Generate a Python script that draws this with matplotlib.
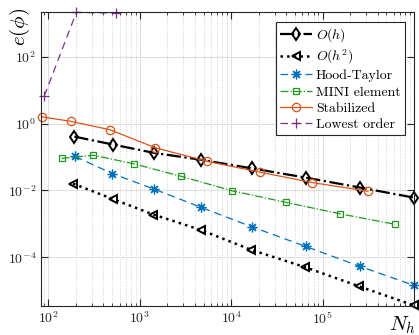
import numpy as np
import matplotlib
matplotlib.use('Agg')
import matplotlib.pyplot as plt
from matplotlib.ticker import LogLocator, NullFormatter

plt.rcParams['mathtext.fontset'] = 'cm'
plt.rcParams['font.family'] = ['cmr10', 'DejaVu Serif']
plt.rcParams['axes.formatter.use_mathtext'] = True

# data
n_oh = [192, 509, 1416, 4670, 16800, 65500, 257000, 1.0e6]
e_oh = [0.41, 0.237, 0.134, 0.083, 0.046, 0.0242, 0.0122, 0.0061]

n_oh2 = [186, 509, 1406, 4620, 16600, 64000, 250000, 1.0e6]
e_oh2 = [0.016, 0.0055, 0.0019, 6.6e-4, 1.66e-4, 5.07e-5, 1.35e-5, 3.6e-6]

n_hood = [196, 500, 1430, 4700, 16700, 65500, 257000, 1.0e6]
e_hood = [0.104, 0.032, 0.011, 0.0031, 8.2e-4, 2.1e-4, 5.3e-5, 1.44e-5]

n_mini = [139, 308, 855, 2840, 10300, 39800, 155000, 620000]
e_mini = [0.091, 0.114, 0.063, 0.0265, 0.0097, 0.0044, 0.0020, 9.7e-4]

n_stab = [85, 177, 470, 1476, 5420, 20400, 77400, 314000]
e_stab = [1.6, 1.17, 0.66, 0.19, 0.075, 0.0355, 0.0172, 0.0095]

n_low = [90, 202, 553]
e_low = [6.8, 2150, 2050]

fig = plt.figure(figsize=(4.19, 3.35), dpi=100)
ax = fig.add_axes([0.098, 0.087, 0.890, 0.877])

ax.loglog(n_oh, e_oh, '-.', color='k', lw=1.6, marker='d', ms=6, mfc='none', mew=1.4, label=r'$O(h)$', clip_on=False)
ax.loglog(n_oh2, e_oh2, ':', color='k', lw=1.8, marker='<', ms=6, mfc='none', mew=1.4, label=r'$O(h^2)$', clip_on=False)
ax.loglog(n_hood, e_hood, '--', color='#0072BD', lw=0.9, marker=(8, 2, 0), ms=7, mew=0.9, label='Hood-Taylor', dashes=(6, 4), clip_on=False)
ax.loglog(n_mini, e_mini, '-.', color='#1f9a1f', lw=0.9, marker='s', ms=5, mfc='none', mew=0.9, label='MINI element')
ax.loglog(n_stab, e_stab, '-', color='#D95319', lw=0.9, marker='o', ms=6, mfc='none', mew=0.9, label='Stabilized', clip_on=False)
ax.loglog(n_low, e_low, '--', color='#7E2F8E', lw=0.9, marker='+', ms=7, mew=0.9, label='Lowest order', dashes=(6, 4), clip_on=False)

ax.set_xlim(83, 1.0e6)
ax.set_ylim(3.5e-6, 2.2e3)

ax.set_xticks([1e2, 1e3, 1e4, 1e5])
ax.xaxis.set_minor_locator(LogLocator(base=10, subs=np.arange(2, 10), numticks=20))
ax.xaxis.set_minor_formatter(NullFormatter())
ax.set_yticks([1e-4, 1e-2, 1e0, 1e2])
ax.yaxis.set_minor_locator(plt.NullLocator())

ax.grid(True, which='major', color='#e0e0e0', lw=0.8, ls='-')
ax.grid(True, which='minor', axis='x', color='#c8c8c8', lw=0.6, ls=':')
ax.set_axisbelow(True)

ax.tick_params(which='both', direction='in', top=True, right=True, labelsize=10, colors='#262626')
ax.tick_params(which='major', length=5)
ax.tick_params(which='minor', length=2.5)
for s in ax.spines.values():
    s.set_color('#262626')
    s.set_linewidth(0.8)

ax.set_ylabel(r'$e(\phi)$', fontsize=15)
ax.yaxis.set_label_coords(-0.025, 0.95)
ax.set_xlabel(r'$N_h$', fontsize=15)
ax.xaxis.set_label_coords(0.97, -0.03)
ax.xaxis.label.set_va('top')

leg = ax.legend(loc='upper right', bbox_to_anchor=(0.975, 0.965), borderaxespad=0, fontsize=10,
                fancybox=False, framealpha=1, edgecolor='#262626', handlelength=2.3,
                labelspacing=0.25, borderpad=0.3, handletextpad=0.3)
leg.get_frame().set_linewidth(0.8)

fig.savefig('out.png', dpi=100)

> _What is asked_: Restate the material word for word from its first line through the line containing "2.1e-4, 5.3e-5, 1.44e-5]", both included; the pictures do not belong in it.

> _Solution to this problem_:
Generate a Python script that draws this with matplotlib.
import numpy as np
import matplotlib
matplotlib.use('Agg')
import matplotlib.pyplot as plt
from matplotlib.ticker import LogLocator, NullFormatter

plt.rcParams['mathtext.fontset'] = 'cm'
plt.rcParams['font.family'] = ['cmr10', 'DejaVu Serif']
plt.rcParams['axes.formatter.use_mathtext'] = True

# data
n_oh = [192, 509, 1416, 4670, 16800, 65500, 257000, 1.0e6]
e_oh = [0.41, 0.237, 0.134, 0.083, 0.046, 0.0242, 0.0122, 0.0061]

n_oh2 = [186, 509, 1406, 4620, 16600, 64000, 250000, 1.0e6]
e_oh2 = [0.016, 0.0055, 0.0019, 6.6e-4, 1.66e-4, 5.07e-5, 1.35e-5, 3.6e-6]

n_hood = [196, 500, 1430, 4700, 16700, 65500, 257000, 1.0e6]
e_hood = [0.104, 0.032, 0.011, 0.0031, 8.2e-4, 2.1e-4, 5.3e-5, 1.44e-5]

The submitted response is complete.